Souper avec Louis-Ferdinand Céline

Classé dans exTRAIT du jour, rituels

Depuis que je vis seule — ça doit faire quasiment douze ans –,
j’ai pris l’habitude de lire en mangeant.

couverture magazine littéraire Louis-Ferdinand Céline

Ce soir, le magazine littéraire HORS-SÉRIE No 4 – 4e TRIMESTRE 2002 — un numéro entièrement consacré à Louis-Ferdinand Céline — a eu l’honneur d’accompagner ma soupe aux légumes.

Pour ceux et celles qui se demandent pourquoi je lis une revue qui date de 2002, c’est parce que ma bonne amie Céline (coïncidence!) me refile régulièrement des piles et des piles de magazines et il arrive que certains d’entre eux aient été entreposés pendant plusieurs années.

SOUPE AUX LÉGUMES AVEC LOUIS FERDINAND CÉLINE

Voici donc un extrait, Céline vivant – Chronologie, signé André Derval :

1894 — 1899. Louis Destouches naît le 27 mai 1894 à Courbevoie, en région parisienne, dans l’appartement attenant au magasin de modes et lingerie tenu par sa mère, Marguerite. Son père, Fernand Destouches, est employé comme correspondancier dans une compagnie d’assurances, Le Phénix (devenue «Coccinelle-Incendie» dans Mort à crédit). Il est baptisé le 28 mai ; sa marraine est sa grand-mère maternelle, Céline Guillou, et son parrain, son oncle maternel, Louis Guillou.

Il est immédiatement placé en nourrice dans l’Yonne, à Voisines. Un an plus tard, il est rapproché du domicile de ses parents et envoyé en nourrice à Puteaux, rue des Valettes : il y reste deux ans.

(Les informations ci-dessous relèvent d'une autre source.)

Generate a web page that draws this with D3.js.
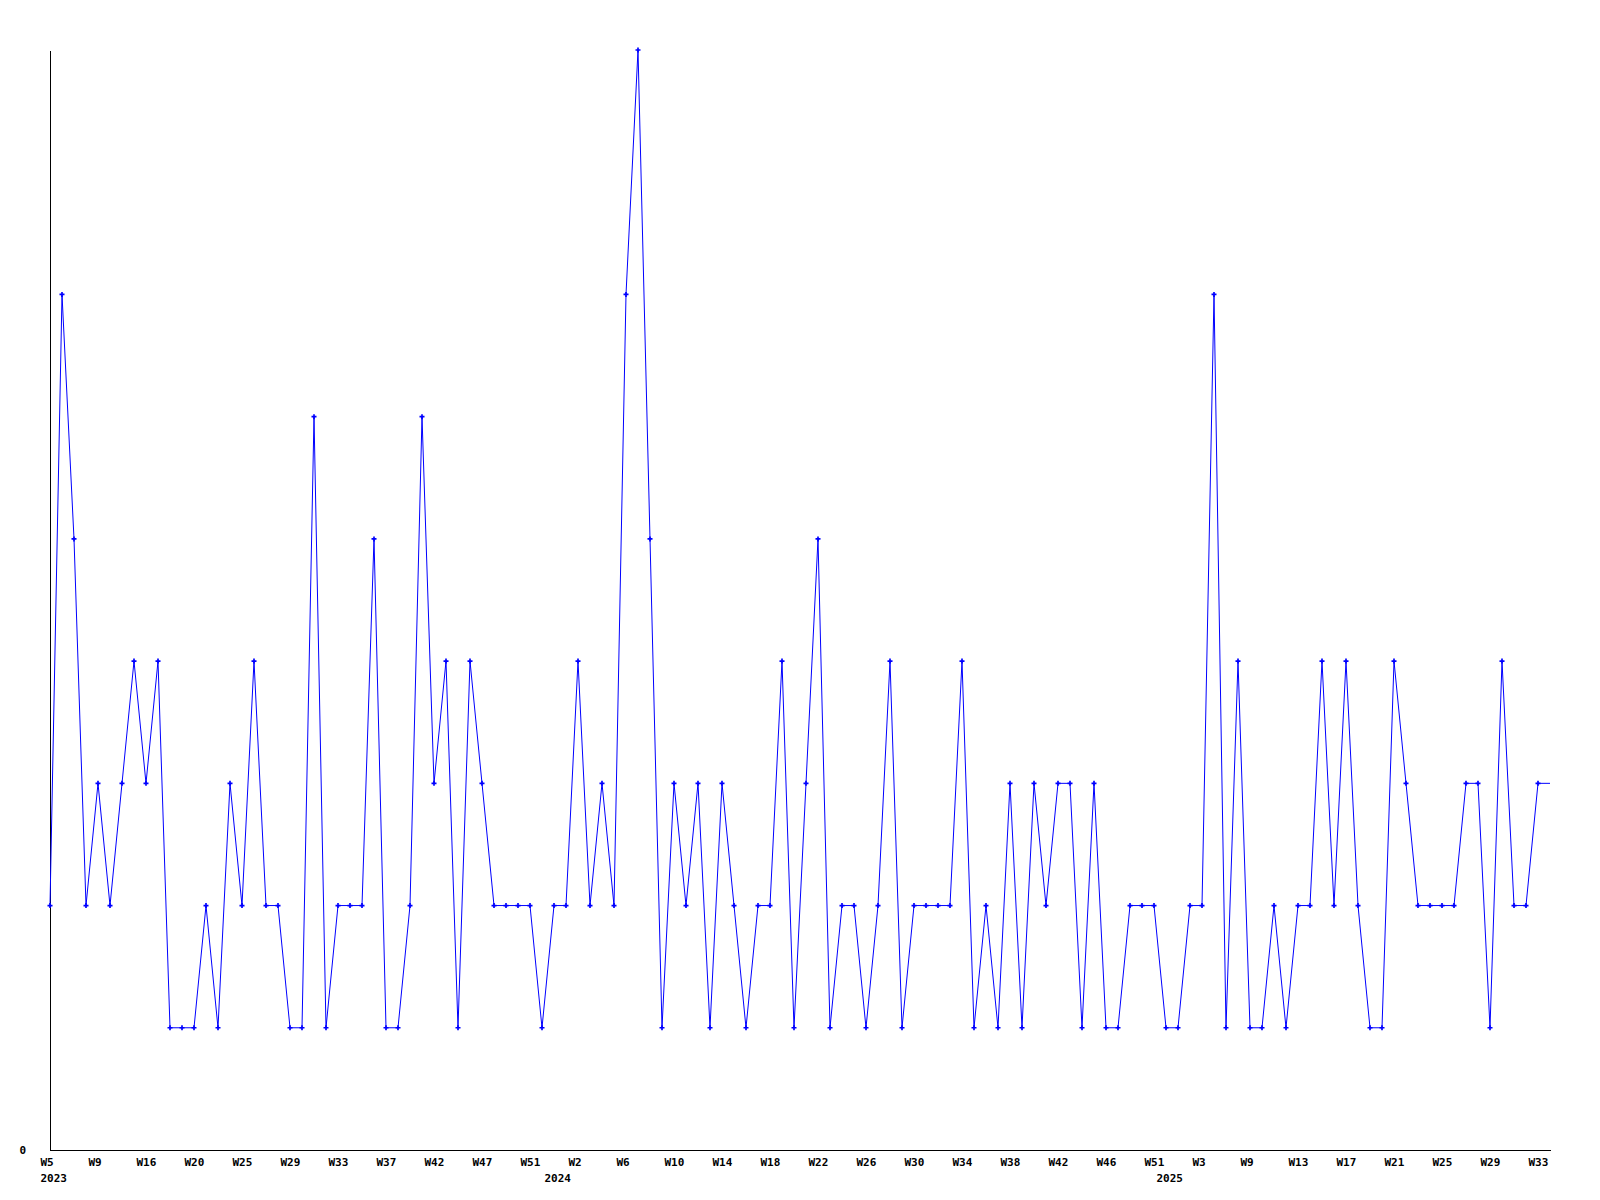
<!DOCTYPE html>
<html>
<head>
<meta charset="utf-8">
<script src="https://cdn.jsdelivr.net/npm/d3@7"></script>
<style>
  html, body { margin: 0; padding: 0; background: #fff; }
  svg { display: block; }
  .axis text { font-family: "DejaVu Sans Mono", monospace; font-weight: bold; font-size: 11px; fill: #000; }
</style>
</head>
<body>
<svg id="chart" width="1600" height="1200"></svg>
<script>
// Weekly series values (one per week point)
const values = [
  2, 7, 5, 2, 3, 2, 3, 4, 3, 4,
  1, 1, 1, 2, 1, 3, 2, 4, 2, 2,
  1, 1, 6, 1, 2, 2, 2, 5, 1, 1,
  2, 6, 3, 4, 1, 4, 3, 2, 2, 2,
  2, 1, 2, 2, 4, 2, 3, 2, 7, 9,
  5, 1, 3, 2, 3, 1, 3, 2, 1, 2,
  2, 4, 1, 3, 5, 1, 2, 2, 1, 2,
  4, 1, 2, 2, 2, 2, 4, 1, 2, 1,
  3, 1, 3, 2, 3, 3, 1, 3, 1, 1,
  2, 2, 2, 1, 1, 2, 2, 7, 1, 4,
  1, 1, 2, 1, 2, 2, 4, 2, 4, 2,
  1, 1, 4, 3, 2, 2, 2, 2, 3, 3,
  1, 4, 2, 2, 3, 3
];

// Week tick labels, shown every 4th point
const tickLabels = [
  "W5", "W9", "W16", "W20", "W25", "W29", "W33", "W37", "W42", "W47", "W51",
  "W2", "W6", "W10", "W14", "W18", "W22", "W26", "W30", "W34", "W38", "W42", "W46", "W51",
  "W3", "W9", "W13", "W17", "W21", "W25", "W29", "W33"
];
const tickStep = 4;

// Year labels and the point index where each year begins
const yearLabels = ["2023", "2024", "2025"];
const yearStarts = [0, 42, 93];

const yMax = 9;
const yTicks = [0];

const svg = d3.select("#chart");
const margin = { left: 50, right: 50, top: 50, bottom: 50 };
const W = 1600, H = 1200;

const x = d3.scaleLinear().domain([0, values.length - 1]).range([margin.left, W - margin.right]);
const y = d3.scaleLinear().domain([0, yMax]).range([H - margin.bottom, margin.top]);

// X axis (week labels)
const tickIdx = tickLabels.map((_, k) => k * tickStep);
const xAxis = d3.axisBottom(x)
  .tickValues(tickIdx)
  .tickFormat((d, k) => tickLabels[k])
  .tickSize(0)
  .tickSizeOuter(0)
  .tickPadding(8);
const gx = svg.append("g").attr("class", "axis")
  .attr("transform", `translate(0,${H - margin.bottom})`)
  .call(xAxis);
gx.select(".domain").attr("stroke", "#000").attr("stroke-width", 1).attr("shape-rendering", "crispEdges");
gx.selectAll(".tick text").attr("text-anchor", "start").attr("dx", -10).attr("dy", "0.71em");

// Year labels as second row using the same scale
const gy2 = svg.append("g").attr("class", "axis")
  .attr("transform", `translate(0,${H - margin.bottom})`)
  .call(d3.axisBottom(x)
    .tickValues(yearStarts)
    .tickFormat((d, k) => yearLabels[k])
    .tickSize(0)
    .tickSizeOuter(0)
    .tickPadding(24));
gy2.select(".domain").remove();
gy2.selectAll(".tick text").attr("text-anchor", "start").attr("dx", -10).attr("dy", "0.71em");

// Y axis
const gy = svg.append("g").attr("class", "axis")
  .attr("transform", `translate(${margin.left},0)`)
  .call(d3.axisLeft(y).tickValues(yTicks).tickFormat(d3.format("d")).tickSize(0).tickSizeOuter(0).tickPadding(24));
gy.select(".domain").attr("stroke", "#000").attr("stroke-width", 1).attr("shape-rendering", "crispEdges");

// Line
const line = d3.line().x((d, i) => x(i)).y(d => y(d));
svg.append("path")
  .datum(values)
  .attr("fill", "none")
  .attr("stroke", "#0000ff")
  .attr("stroke-width", 1)
  .attr("d", line);

// Markers (every point except the trailing one)
svg.append("g").selectAll("path")
  .data(values.slice(0, values.length - 1))
  .join("path")
  .attr("transform", (d, i) => `translate(${x(i)},${y(d)})`)
  .attr("d", d3.symbol(d3.symbolCross, 14))
  .attr("fill", "#0000ff");
</script>
</body>
</html>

En 1897, après de mauvaises affaires, les Destouches liquident le magasin de Courbevoie et s’installent rue de Babylone à Paris — Louis les rejoint ; sa mère est retournée travailler comme vendeuse dans la boutique de Céline Guillou, puis chez un chapelier. En novembre 1898, ils déménagent rue Ganneron dans le 18e arrondissement, puis en juillet 1899 au 67, passage de Choiseul («passage des Bérésinas» dans Mort à crédit), où Marguerite Destouches reprend une boutique d’«objets de curiosité».

Allô l’amour maternel…

Ça m’a touchée, même attristée, d’apprendre que Céline a été «placé» dès sa naissance et qu’il a vécu les trois premières années de sa vie séparé de ses parents. En tout cas, sa mère était émancipée pour l’époque. Et la famille avait la bougeotte!